VanMoof was founded in Amsterdam in 2009 by brothers Taco and Ties Carlier — with backgrounds in design engineering and auto mechanics — and released its first e-bike in 2014. The brand quickly became an investor favorite, raising $182 million in funding by 2021. (The company boasted that year that it was “the most funded e-bike company in the world.”) It was around this time that Stein bought his bike. “My friends who are big bikers all made fun of me when I got it, which was fine,” he said. “They didn’t bike to work.” The bike cost him $3,200, but the $100 a month he paid in an installment plan was still cheaper than an unlimited MetroCard, and VanMoof was VanMoof: financially robust. European.

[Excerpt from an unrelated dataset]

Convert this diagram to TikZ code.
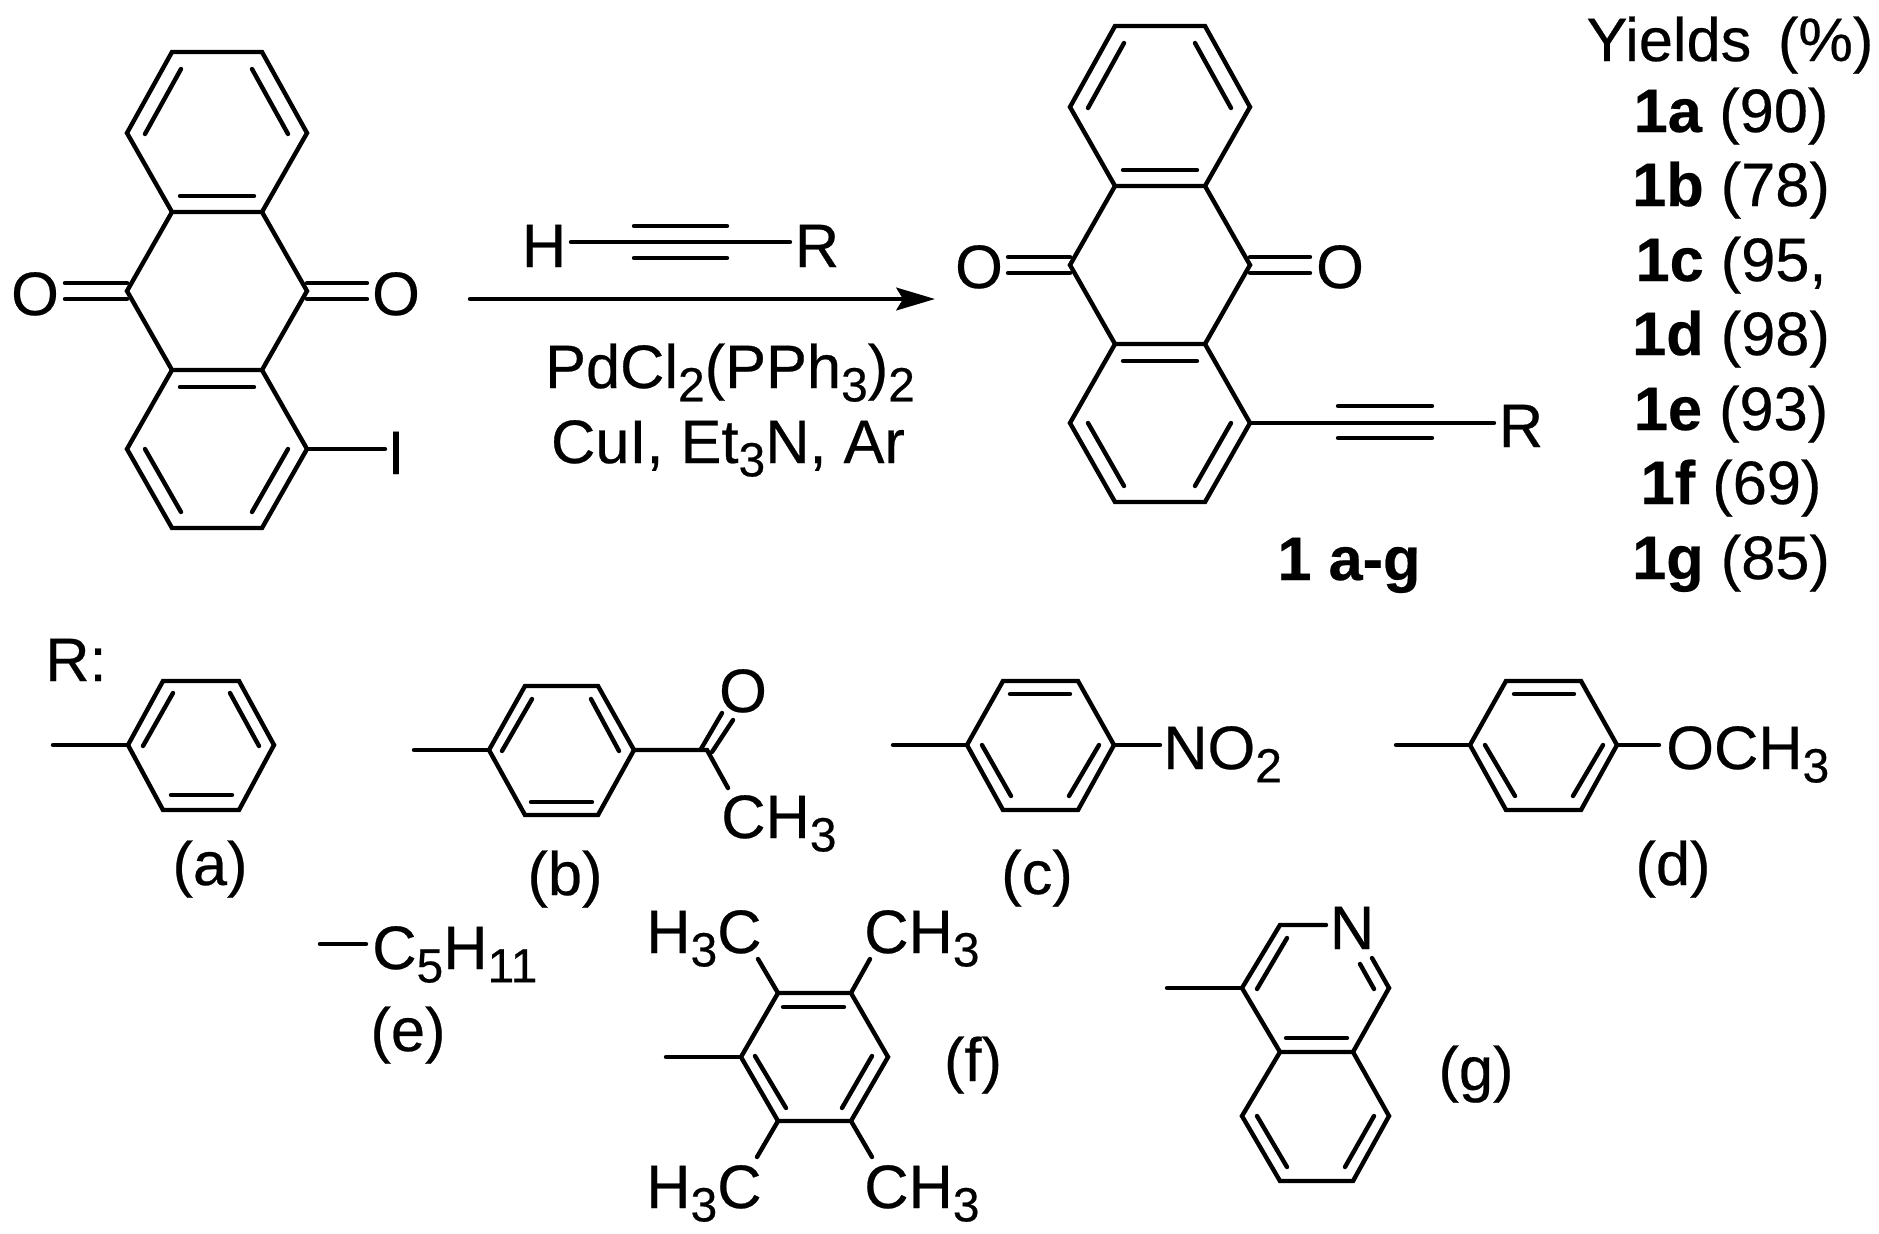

He wasn’t alone in his faith in the brand. The bikes, which were built with proprietary parts and came with features like auto locks and a boost button, developed a dedicated following. Customers were attracted to the bike’s anti-theft features and polished design that incorporated the battery into the frame. The older S3 model also ran just under $2,000 — an attractive price point for a premium product at the time. (The newer models ran up to $4,000 — still less than other fancy bikes like Riese & Müller’s, which can cost over $9,000, but more than, say, a Rad cargo bike.) The company’s sales tripled during the first year of the pandemic, but it struggled to meet the demands of new growth. Its use of custom-made parts led to quality-control issues and a repair backlog.

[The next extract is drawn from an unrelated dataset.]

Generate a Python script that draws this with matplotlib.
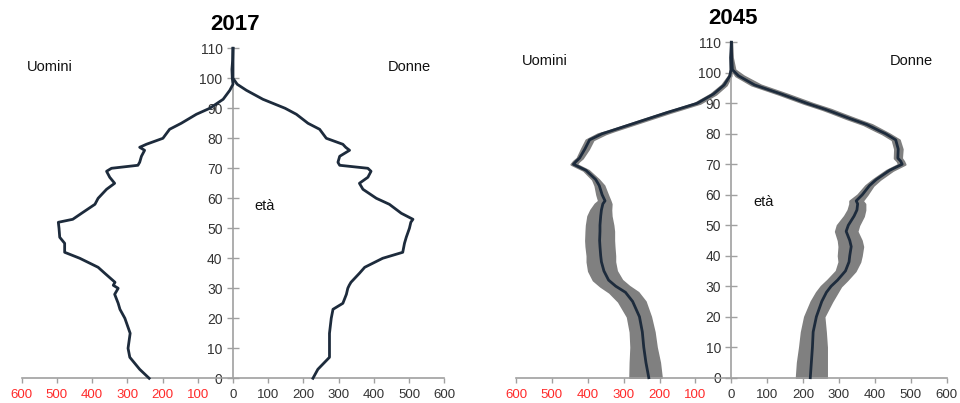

Which is why the inconveniences brought on by the bankruptcy — closed shops, unfulfilled orders, and stalled repairs — weren’t exactly new to VanMoof owners. There are only a handful of official repair hubs in the United States — the only two on the East Coast are in New York and Washington, D.C. — which means many owners had to make a road trip for repairs or go through the hassle of shipping their bikes. The bikes also broke down a lot. (“When it’s working, there’s nothing better,” one rider recently told the New York Times.) A common complaint was the e-shifter breaking. Stein told me that VanMoof’s bike doctors, as the repair workers are called, were “usually very surprised to hear that I’m on my original.” Corey Fields, who bought his VanMoof when COVID cases first started to rise in the city, understood the cycle of love and loss well: He had gone through two dead batteries in just under three years. “It just blinks — every three seconds, an image of a skull comes on,” Fields told me. “I’m in hell.”

Even so, it was a labor of love for the devoted. One rider told me he saw someone tell their bike “I’ll miss you, baby,” while patting its handlebars as he dropped it off for a repair. And while Fields had stopped trying to get a repair appointment for his most recent dead battery following the bankruptcy, he brightened at the news of the sale. “Great news,” he texted me after the acquisition. He made that repair appointment after all. Stein shared his sense of cautious optimism that the bad times might soon be over but remained “apprehensive until their plans for the brand are more solid.”

Which may take a while. The chairman of McLaren Applied noted that the transition “is not going to be a walk in the park,” but he’s hoping to improve the availability of parts and make it so other mechanics can fix VanMoof bikes. Daunting? Maybe. But you love what you love. Jonathan Forgash, who, along with his wife, has owned a VanMoof for over a year, told me he had never lost faith. When we spoke before the acquisition, he said he was convinced the investment had been worth it: “I spent a lot of money on it, and I think things will work out one way or another.” But there were still cracks in the relationship. If he had to do it all over again? “Now that I’ve embraced biking culture and road-tripping,” he said, “I think the smartest move, if you’re traveling through America, is to buy two electric bikes from REI.”